═════ INFORMATION PROVIDED ═════

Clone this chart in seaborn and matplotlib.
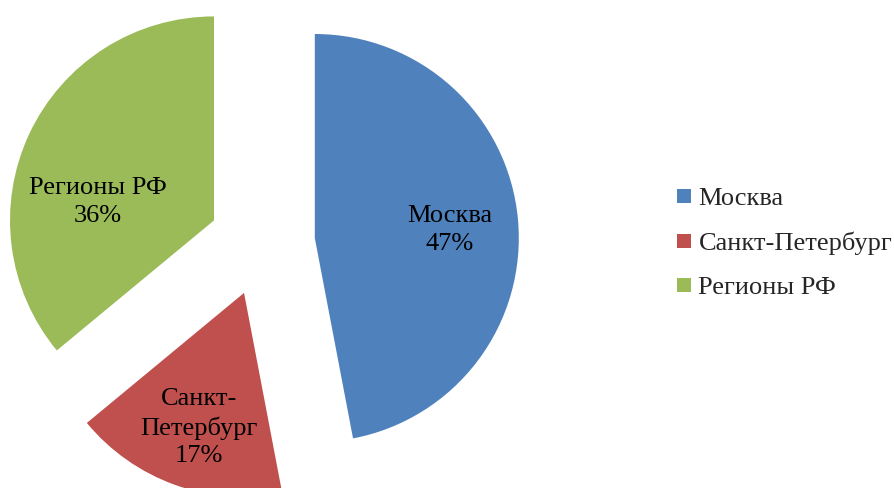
import matplotlib
matplotlib.use("Agg")
import matplotlib.pyplot as plt
import seaborn as sns
from matplotlib.lines import Line2D

# data
categories = ["Москва", "Санкт-Петербург", "Регионы РФ"]
shares = [47, 17, 36]
slice_labels = ["Москва", "Санкт-\nПетербург", "Регионы РФ"]
colors = ["#4F81BD", "#C0504D", "#9BBB59"]

# where each label sits inside its slice, relative to the slice tip (radius units)
label_offsets = [(0.66, 0.04), (-0.22, -0.66), (-0.57, 0.09)]

sns.set_theme(style="white")
plt.rcParams['font.family'] = ['Liberation Serif', 'DejaVu Serif']

fig = plt.figure(figsize=(8.95, 4.88), dpi=100)
ax = fig.add_axes([0, 0, 1, 1])

wedges, texts, autotexts = ax.pie(
    shares, colors=colors, startangle=90, counterclock=False,
    explode=[0.26] * len(shares), pctdistance=0.66, autopct='%1.0f%%',
    wedgeprops={'linewidth': 0},
    textprops={'fontsize': 19, 'color': 'black', 'linespacing': 1.32})
for w, t, name, (dx, dy) in zip(wedges, autotexts, slice_labels, label_offsets):
    t.set_text(f"{name}\n{t.get_text()}")
    t.set_multialignment('center')
    cx, cy = w.center
    t.set_position((cx + dx, cy + dy))

# radius ~204 px, pie centre at (262, 243) px from top-left
r = 204
ax.set_xlim(-262 / r, (895 - 262) / r)
ax.set_ylim(-245 / r, 243 / r)
ax.set_aspect('equal')
ax.axis('off')

handles = [Line2D([], [], marker='s', linestyle='none', markersize=9.5,
                  markerfacecolor=c, markeredgewidth=0) for c in colors]
fig.legend(handles, categories, loc='center left', bbox_to_anchor=(676 / 895, 0.502),
           frameon=False, fontsize=19, handlelength=0.6, handletextpad=0.25,
           labelspacing=0.8, borderpad=0, borderaxespad=0)

fig.savefig("out.png", dpi=100)
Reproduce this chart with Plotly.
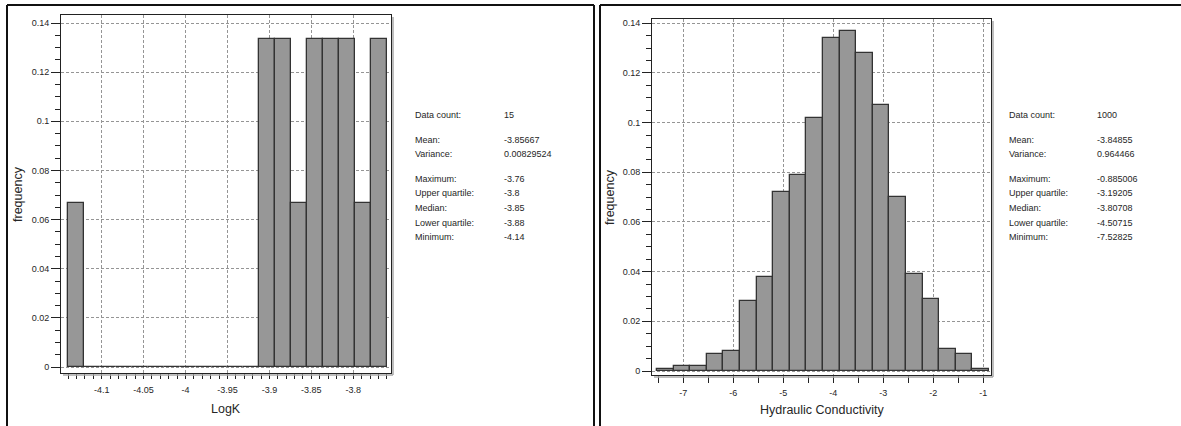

═════

Starting at the first line of the entries, restate word for word everything through the line that holds "ax = fig.add_axes([0, 0, 1, 1])", both ends included, but omit any pictures.

Clone this chart in seaborn and matplotlib.
import matplotlib
matplotlib.use("Agg")
import matplotlib.pyplot as plt
import seaborn as sns
from matplotlib.lines import Line2D

# data
categories = ["Москва", "Санкт-Петербург", "Регионы РФ"]
shares = [47, 17, 36]
slice_labels = ["Москва", "Санкт-\nПетербург", "Регионы РФ"]
colors = ["#4F81BD", "#C0504D", "#9BBB59"]

# where each label sits inside its slice, relative to the slice tip (radius units)
label_offsets = [(0.66, 0.04), (-0.22, -0.66), (-0.57, 0.09)]

sns.set_theme(style="white")
plt.rcParams['font.family'] = ['Liberation Serif', 'DejaVu Serif']

fig = plt.figure(figsize=(8.95, 4.88), dpi=100)
ax = fig.add_axes([0, 0, 1, 1])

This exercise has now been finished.